# Explicit computation of Mellin transformation and its inverse

Using the formula of Mellin inverse transformation, I want to obtain $$f(t)$$ directly from Mellin and its inverse transformation.

i.e., \begin{align} f(t) &= \frac{1}{2\pi i} \int_{a-i\infty}^{a+i \infty} \mathcal{M}[f;s] t^{-s} ds \\ &= \frac{1}{2\pi i} \int_{a-i\infty}^{a+i \infty} \left( \int_0^{\infty} f(\tau) \tau^{s-1} d\tau \right) t^{-s} ds \end{align} After implementing the R.H.S, I have no idea how this becomes $$f(t)$$.

• Are you familiar with the Fourier inversion formula?

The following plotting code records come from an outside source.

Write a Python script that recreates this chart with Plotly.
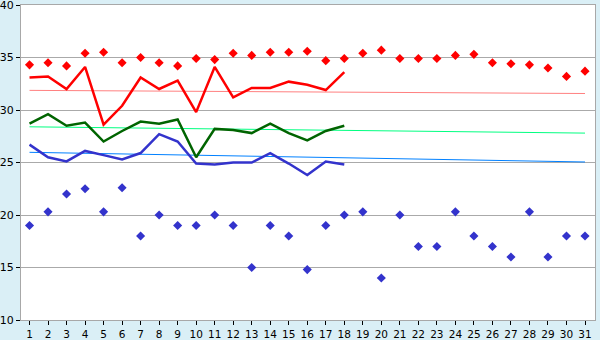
import plotly.graph_objects as go

days = list(range(1, 32))
rec_max = [34.3, 34.5, 34.2, 35.4, 35.5, 34.5, 35.0, 34.5, 34.2, 34.9, 34.8, 35.4, 35.2, 35.5, 35.5,
           35.6, 34.7, 34.9, 35.4, 35.7, 34.9, 34.9, 34.9, 35.2, 35.3, 34.5, 34.4, 34.3, 34.0, 33.2, 33.7]
rec_min = [19.0, 20.3, 22.0, 22.5, 20.3, 22.6, 18.0, 20.0, 19.0, 19.0, 20.0, 19.0, 15.0, 19.0, 18.0,
           14.8, 19.0, 20.0, 20.3, 14.0, 20.0, 17.0, 17.0, 20.3, 18.0, 17.0, 16.0, 20.3, 16.0, 18.0, 18.0]
obs_days = list(range(1, 19))
t_max = [33.1, 33.2, 32.0, 34.1, 28.6, 30.4, 33.1, 32.0, 32.8, 29.8, 34.1, 31.2, 32.1, 32.1, 32.7, 32.4, 31.9, 33.6]
t_avg = [28.7, 29.6, 28.5, 28.8, 27.0, 28.0, 28.9, 28.7, 29.1, 25.5, 28.2, 28.1, 27.8, 28.7, 27.8, 27.1, 28.0, 28.5]
t_min = [26.7, 25.5, 25.1, 26.1, 25.7, 25.3, 25.9, 27.7, 27.0, 24.9, 24.8, 25.0, 25.0, 25.9, 24.9, 23.8, 25.1, 24.8]
norm_days = [1, 31]
norm_max = [31.87, 31.57]
norm_avg = [28.4, 27.8]
norm_min = [25.97, 25.05]
y_ticks = [10, 15, 20, 25, 30, 35, 40]

fig = go.Figure()
fig.add_trace(go.Scatter(x=norm_days, y=norm_max, mode="lines", line=dict(color="#ff8080", width=1)))
fig.add_trace(go.Scatter(x=norm_days, y=norm_avg, mode="lines", line=dict(color="#00ff80", width=1)))
fig.add_trace(go.Scatter(x=norm_days, y=norm_min, mode="lines", line=dict(color="#0080ff", width=1)))
fig.add_trace(go.Scatter(x=obs_days, y=t_max, mode="lines", line=dict(color="#ff0000", width=2.5)))
fig.add_trace(go.Scatter(x=obs_days, y=t_avg, mode="lines", line=dict(color="#006400", width=2.5)))
fig.add_trace(go.Scatter(x=obs_days, y=t_min, mode="lines", line=dict(color="#3333cc", width=2.5)))
fig.add_trace(go.Scatter(x=days, y=rec_max, mode="markers",
                         marker=dict(symbol="diamond", size=7, color="#ff0000")))
fig.add_trace(go.Scatter(x=days, y=rec_min, mode="markers",
                         marker=dict(symbol="diamond", size=7, color="#3333cc")))

fig.update_layout(
    width=600, height=340,
    margin=dict(l=21, r=5, t=5, b=20),
    paper_bgcolor="#daeff6",
    plot_bgcolor="#ffffff",
    showlegend=False,
    font=dict(family="DejaVu Sans", size=11, color="#000000"),
)
fig.update_xaxes(range=[0.54, 31.54], tickmode="array", tickvals=days, ticktext=[str(d) for d in days],
                 showgrid=False, zeroline=False, showline=True, linecolor="#a8a8a8", linewidth=1,
                 mirror=True, ticks="outside", ticklen=4, tickcolor="#000000", automargin=False,
                 ticklabeloverflow="allow", tickfont=dict(size=10.5))
fig.update_yaxes(range=[10, 40], tickmode="array", tickvals=y_ticks,
                 showgrid=True, gridcolor="#aaaaaa", gridwidth=1, zeroline=False,
                 showline=True, linecolor="#a8a8a8", linewidth=1, mirror=True,
                 ticks="outside", ticklen=4, tickcolor="#000000", automargin=False,
                 ticklabeloverflow="allow")

fig.write_html("out.html")
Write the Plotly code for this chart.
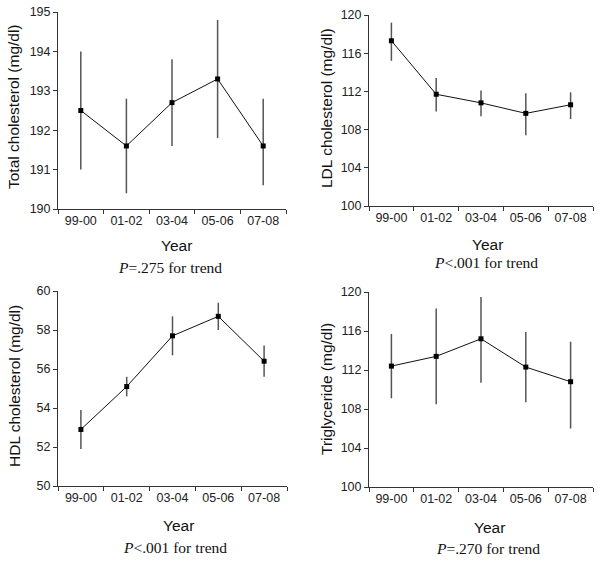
import plotly.graph_objects as go

years = ["99-00", "01-02", "03-04", "05-06", "07-08"]

total_mean = [192.5, 191.6, 192.7, 193.3, 191.6]
total_upper = [194.0, 192.8, 193.8, 194.8, 192.8]
total_lower = [191.0, 190.4, 191.6, 191.8, 190.6]

ldl_mean = [117.3, 111.7, 110.8, 109.7, 110.6]
ldl_upper = [119.2, 113.4, 112.1, 111.8, 111.9]
ldl_lower = [115.2, 109.9, 109.4, 107.4, 109.1]

hdl_mean = [52.9, 55.1, 57.7, 58.7, 56.4]
hdl_upper = [53.9, 55.6, 58.7, 59.4, 57.2]
hdl_lower = [51.9, 54.6, 56.7, 58.0, 55.6]

tg_mean = [112.4, 113.4, 115.2, 112.3, 110.8]
tg_upper = [115.7, 118.3, 119.5, 115.9, 114.9]
tg_lower = [109.1, 108.5, 110.7, 108.7, 106.0]

y_titles = ["Total cholesterol (mg/dl)", "LDL cholesterol (mg/dl)",
            "HDL cholesterol (mg/dl)", "Triglyceride (mg/dl)"]
captions = ["<i>P</i>=.275 for trend", "<i>P</i><.001 for trend",
            "<i>P</i><.001 for trend", "<i>P</i>=.270 for trend"]
y_ranges = [(190, 195), (100, 120), (50, 60), (100, 120)]
y_dticks = [1, 4, 2, 4]

W, H = 605, 561

def px(x):
    return x / W

def py(y):
    return 1 - y / H

# plot-area pixel boxes in window pixels: (left, right, top, bottom)
boxes = [(58, 286, 12, 209), (369, 593, 15, 206),
         (58, 287, 291, 486), (369, 593, 292, 487)]
ytitle_pos = [(14, 107), (326, 108), (14, 386), (326, 389)]
year_pos = [(176, 245), (487, 244), (178, 525), (489, 527)]
cap_pos = [(169.5, 267), (486, 262), (175, 547), (487.5, 548)]

series = [(total_mean, total_upper, total_lower),
          (ldl_mean, ldl_upper, ldl_lower),
          (hdl_mean, hdl_upper, hdl_lower),
          (tg_mean, tg_upper, tg_lower)]

fig = go.Figure()
annotations = []
tickfont = dict(family="Liberation Sans, Arial, sans-serif", size=12.5, color="#222")
titlefont = dict(family="Liberation Sans, Arial, sans-serif", size=15.5, color="#111")
capfont = dict(family="Liberation Serif, Times New Roman, serif", size=15.5, color="#111")

layout_axes = {}
for i, (mean, up, lo) in enumerate(series):
    n = i + 1
    xa = "x" if n == 1 else f"x{n}"
    ya = "y" if n == 1 else f"y{n}"
    plus = [u - m for u, m in zip(up, mean)]
    minus = [m - l for m, l in zip(mean, lo)]
    fig.add_trace(go.Scatter(
        x=years, y=mean, xaxis=xa, yaxis=ya,
        mode="lines+markers",
        line=dict(color="#111", width=1),
        marker=dict(symbol="square", size=5, color="#000"),
        error_y=dict(type="data", symmetric=False, array=plus, arrayminus=minus,
                     color="#555", thickness=1.5, width=0),
        cliponaxis=False, showlegend=False,
    ))
    l, r, t, b = boxes[i]
    xkey = "xaxis" if n == 1 else f"xaxis{n}"
    ykey = "yaxis" if n == 1 else f"yaxis{n}"
    layout_axes[xkey] = dict(
        domain=[px(l), px(r)], anchor=ya, type="category", automargin=False,
        range=[-0.5, 4.5], tickson="boundaries", ticks="outside", ticklen=4,
        tickcolor="#333", showline=True, linecolor="#333", linewidth=1,
        showgrid=False, zeroline=False, tickfont=tickfont, fixedrange=True,
        ticklabeloverflow="allow",
    )
    lo_r, hi_r = y_ranges[i]
    layout_axes[ykey] = dict(
        domain=[py(b), py(t)], anchor=xa, range=[lo_r, hi_r], automargin=False,
        tick0=lo_r, dtick=y_dticks[i], ticks="outside", ticklen=4,
        tickcolor="#333", showline=True, linecolor="#333", linewidth=1,
        showgrid=False, zeroline=False, tickfont=tickfont, fixedrange=True,
        ticklabeloverflow="allow",
    )
    tx, ty = ytitle_pos[i]
    annotations.append(dict(text=y_titles[i], x=px(tx), y=py(ty), xref="paper", yref="paper",
                            textangle=-90, showarrow=False, font=titlefont,
                            xanchor="center", yanchor="middle"))
    yx, yy = year_pos[i]
    annotations.append(dict(text="Year", x=px(yx), y=py(yy), xref="paper", yref="paper",
                            showarrow=False, font=titlefont, xanchor="center", yanchor="middle"))
    cx, cy = cap_pos[i]
    annotations.append(dict(text=captions[i], x=px(cx), y=py(cy), xref="paper", yref="paper",
                            showarrow=False, font=capfont, xanchor="center", yanchor="middle"))

fig.update_layout(
    width=W, height=H, margin=dict(l=0, r=0, t=0, b=0, autoexpand=False),
    paper_bgcolor="white", plot_bgcolor="white",
    annotations=annotations, **layout_axes,
)

# remove the browser's default 8px body margin so the figure sits at the window corner
fig.write_html("out.html", config={"displayModeBar": False},
               post_script="document.body.style.margin='0px';")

It's basically the same thing
– D_S
Dec 29, 2021 at 14:31
• Just perform a change of variables on Fourier inversion formula and eureka Dec 29, 2021 at 14:38
• @TravorLZH, WOW it is really surprising!; without changing variables into the form of Fourier inversion formula, it seems it is not possible to deal with obtaining $f(t)$, but after changing variable it really is! Dec 29, 2021 at 16:14
• It involves a Dirac Delta integral representation. Jan 31, 2022 at 19:39

This can be derived from Fourier inversion theorem i.e., $$f= \int_{-\infty}^{\infty} \mathcal{F}[f;\beta] e^{2\pi i \beta x} d\beta$$. : Note that \begin{align} & f(x) = \int_{-\infty}^{\infty} \mathcal{F} [f;\beta] e^{2 \pi i \beta x} d \beta \quad \Rightarrow \quad f(e^{-x}) e^{-ax} = \int_{-\infty}^{\infty} F(s) e^{2\pi i\beta x} d \beta \\ &\quad \Rightarrow \quad f(t) = t^{-a} \int_{-\infty}^{\infty} F(s) t^{-2 \pi i \beta} d\beta = \frac{1}{2\pi i} \int_{a-i \infty}^{a+i \infty} F(s) t^{-s} ds \end{align}